8. Omdat het beroep gegrond is, behoeven de overige beroepsgronden geen bespreking.
9. Het beroep is gegrond en de maatregel van bewaring is vanaf het moment van opleggen daarvan onrechtmatig.
10. Op grond van artikel 106 van de Vw kan de rechtbank indien zij de opheffing van de maatregel van bewaring beveelt aan eiseres een schadevergoeding ten laste van de Staat toekennen. De rechtbank acht gronden aanwezig om een schadevergoeding toe te kennen voor 13 dagen onrechtmatige (tenuitvoerlegging van de) vrijheidsontnemende maatregel van 1 x € 130,- (verblijf politiecel) en 12 x € 100,- (verblijf detentiecentrum) = € 1.330,-.
11. De rechtbank veroordeelt verweerder in de door eiseres gemaakte proceskosten. Deze kosten stelt de rechtbank op grond van het Besluit proceskosten bestuursrecht voor de door een derde beroepsmatig verleende rechtsbijstand vast op € 1.518,00 (1 punt voor het indienen van het beroepschrift en 1 punt voor het verschijnen ter zitting met een waarde per punt van € 759,- en een wegingsfactor 1).
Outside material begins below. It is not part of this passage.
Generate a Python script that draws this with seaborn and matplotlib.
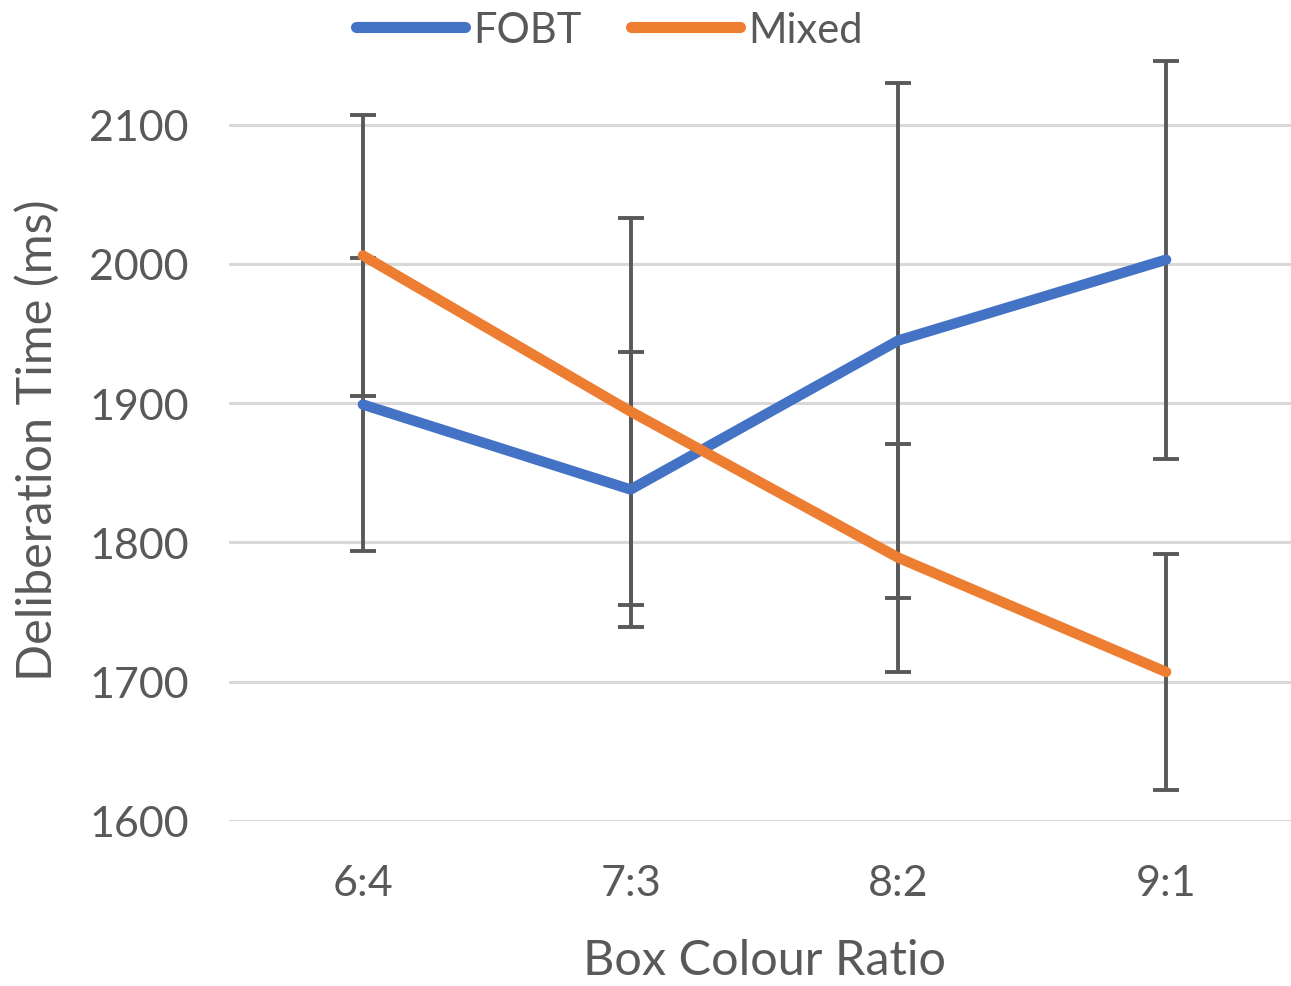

Omdat aan eiseres een toevoeging is verleend, moet verweerder de proceskostenvergoeding betalen aan de rechtsbijstandverlener.

Beslissing

De rechtbank:
In het beroep tegen
bestreden besluit 1
- verklaart het beroep ongegrond.
In het beroep tegen
bestreden besluit 2
  • verklaart het beroep gegrond;
  • veroordeelt de Staat der Nederlanden tot het betalen van een schadevergoeding aan eiseres tot een bedrag van € 1.330,-, te betalen door de griffier en beveelt de tenuitvoerlegging van deze schadevergoeding;
  • veroordeelt verweerder in de proceskosten van eiseres tot een bedrag van € 1.518,00.
Deze uitspraak is gedaan door mr. D. Verduijn, rechter, in aanwezigheid van mr. M.A.W.M. Engels, griffier.
De uitspraak is uitgesproken en bekendgemaakt op:
24 mei 2022
en is openbaar gemaakt door publicatie op rechtspraak.nl
Mr. D. Verduijn M.A.W.M. Engels
Rechter Griffier
Rechtbank Midden-Nederland Rechtbank Midden-Nederland
Documentcode: [nummer]
Rechtsmiddel
Tegen deze uitspraak voor zover die over bestreden besluit 2 gaat, kan hoger beroep worden ingesteld bij de Afdeling bestuursrechtspraak van de Raad van State binnen één week na de dag van bekendmaking.
Tegen deze uitspraak voor zover die over bestreden besluit 1 gaat, kan hoger beroep worden
ingesteld bij de Afdeling bestuursrechtspraak van de Raad van State binnen vier weken na de dag van bekendmaking.